------ SUPPLIED INFORMATION
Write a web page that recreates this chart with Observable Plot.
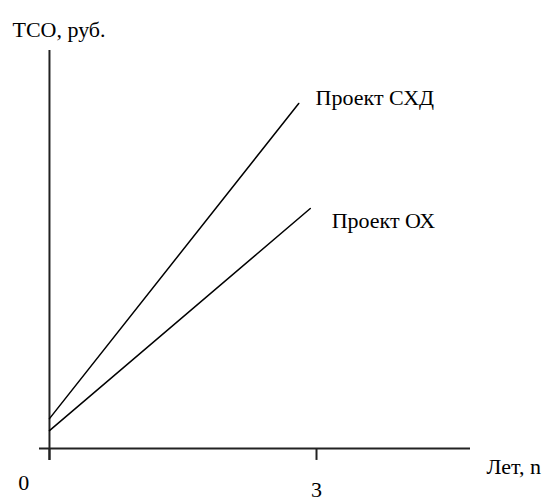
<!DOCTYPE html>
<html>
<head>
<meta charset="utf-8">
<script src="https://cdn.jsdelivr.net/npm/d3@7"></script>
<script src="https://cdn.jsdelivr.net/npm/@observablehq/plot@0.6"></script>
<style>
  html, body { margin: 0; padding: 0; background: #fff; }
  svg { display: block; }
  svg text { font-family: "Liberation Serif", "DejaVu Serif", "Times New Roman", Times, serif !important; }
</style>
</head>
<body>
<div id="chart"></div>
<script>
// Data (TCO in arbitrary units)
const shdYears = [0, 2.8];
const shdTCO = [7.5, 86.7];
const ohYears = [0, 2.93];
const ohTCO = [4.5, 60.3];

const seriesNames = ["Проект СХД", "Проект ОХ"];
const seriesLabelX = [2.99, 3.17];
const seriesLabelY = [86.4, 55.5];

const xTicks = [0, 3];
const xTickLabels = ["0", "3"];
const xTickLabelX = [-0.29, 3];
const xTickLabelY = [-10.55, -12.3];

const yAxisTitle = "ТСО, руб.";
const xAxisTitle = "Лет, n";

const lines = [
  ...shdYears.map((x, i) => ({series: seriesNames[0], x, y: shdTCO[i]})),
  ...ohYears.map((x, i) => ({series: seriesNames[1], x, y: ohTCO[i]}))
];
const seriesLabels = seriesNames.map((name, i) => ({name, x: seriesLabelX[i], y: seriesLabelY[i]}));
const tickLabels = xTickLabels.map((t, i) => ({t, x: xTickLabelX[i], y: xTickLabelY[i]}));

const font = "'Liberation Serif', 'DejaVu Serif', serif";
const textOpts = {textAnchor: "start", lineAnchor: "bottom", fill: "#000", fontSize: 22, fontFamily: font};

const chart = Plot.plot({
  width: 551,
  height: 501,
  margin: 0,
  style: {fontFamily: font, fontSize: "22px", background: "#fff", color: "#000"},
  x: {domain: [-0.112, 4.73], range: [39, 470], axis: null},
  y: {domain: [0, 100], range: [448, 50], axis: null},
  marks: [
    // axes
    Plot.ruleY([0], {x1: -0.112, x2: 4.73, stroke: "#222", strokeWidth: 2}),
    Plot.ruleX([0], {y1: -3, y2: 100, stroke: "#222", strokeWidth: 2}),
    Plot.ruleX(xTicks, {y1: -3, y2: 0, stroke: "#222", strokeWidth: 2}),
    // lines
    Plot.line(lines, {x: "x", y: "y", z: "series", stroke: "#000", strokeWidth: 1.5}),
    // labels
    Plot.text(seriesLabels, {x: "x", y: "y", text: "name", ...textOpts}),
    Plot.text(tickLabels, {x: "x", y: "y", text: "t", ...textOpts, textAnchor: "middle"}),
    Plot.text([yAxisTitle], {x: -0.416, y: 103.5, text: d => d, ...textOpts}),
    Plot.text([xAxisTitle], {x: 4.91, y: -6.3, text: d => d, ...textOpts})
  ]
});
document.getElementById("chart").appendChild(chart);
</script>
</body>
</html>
------------
• WRITTEN INSTRUCTION: All of the data above should be transcribed verbatim, with pictures omitted.

• ANSWER BELOW:
Write a web page that recreates this chart with Observable Plot.
<!DOCTYPE html>
<html>
<head>
<meta charset="utf-8">
<script src="https://cdn.jsdelivr.net/npm/d3@7"></script>
<script src="https://cdn.jsdelivr.net/npm/@observablehq/plot@0.6"></script>
<style>
  html, body { margin: 0; padding: 0; background: #fff; }
  svg { display: block; }
  svg text { font-family: "Liberation Serif", "DejaVu Serif", "Times New Roman", Times, serif !important; }
</style>
</head>
<body>
<div id="chart"></div>
<script>
// Data (TCO in arbitrary units)
const shdYears = [0, 2.8];
const shdTCO = [7.5, 86.7];
const ohYears = [0, 2.93];
const ohTCO = [4.5, 60.3];

const seriesNames = ["Проект СХД", "Проект ОХ"];
const seriesLabelX = [2.99, 3.17];
const seriesLabelY = [86.4, 55.5];

const xTicks = [0, 3];
const xTickLabels = ["0", "3"];
const xTickLabelX = [-0.29, 3];
const xTickLabelY = [-10.55, -12.3];

const yAxisTitle = "ТСО, руб.";
const xAxisTitle = "Лет, n";

const lines = [
  ...shdYears.map((x, i) => ({series: seriesNames[0], x, y: shdTCO[i]})),
  ...ohYears.map((x, i) => ({series: seriesNames[1], x, y: ohTCO[i]}))
];
const seriesLabels = seriesNames.map((name, i) => ({name, x: seriesLabelX[i], y: seriesLabelY[i]}));
const tickLabels = xTickLabels.map((t, i) => ({t, x: xTickLabelX[i], y: xTickLabelY[i]}));

const font = "'Liberation Serif', 'DejaVu Serif', serif";
const textOpts = {textAnchor: "start", lineAnchor: "bottom", fill: "#000", fontSize: 22, fontFamily: font};

const chart = Plot.plot({
  width: 551,
  height: 501,
  margin: 0,
  style: {fontFamily: font, fontSize: "22px", background: "#fff", color: "#000"},
  x: {domain: [-0.112, 4.73], range: [39, 470], axis: null},
  y: {domain: [0, 100], range: [448, 50], axis: null},
  marks: [
    // axes
    Plot.ruleY([0], {x1: -0.112, x2: 4.73, stroke: "#222", strokeWidth: 2}),
    Plot.ruleX([0], {y1: -3, y2: 100, stroke: "#222", strokeWidth: 2}),
    Plot.ruleX(xTicks, {y1: -3, y2: 0, stroke: "#222", strokeWidth: 2}),
    // lines
    Plot.line(lines, {x: "x", y: "y", z: "series", stroke: "#000", strokeWidth: 1.5}),
    // labels
    Plot.text(seriesLabels, {x: "x", y: "y", text: "name", ...textOpts}),
    Plot.text(tickLabels, {x: "x", y: "y", text: "t", ...textOpts, textAnchor: "middle"}),
    Plot.text([yAxisTitle], {x: -0.416, y: 103.5, text: d => d, ...textOpts}),
    Plot.text([xAxisTitle], {x: 4.91, y: -6.3, text: d => d, ...textOpts})
  ]
});
document.getElementById("chart").appendChild(chart);
</script>
</body>
</html>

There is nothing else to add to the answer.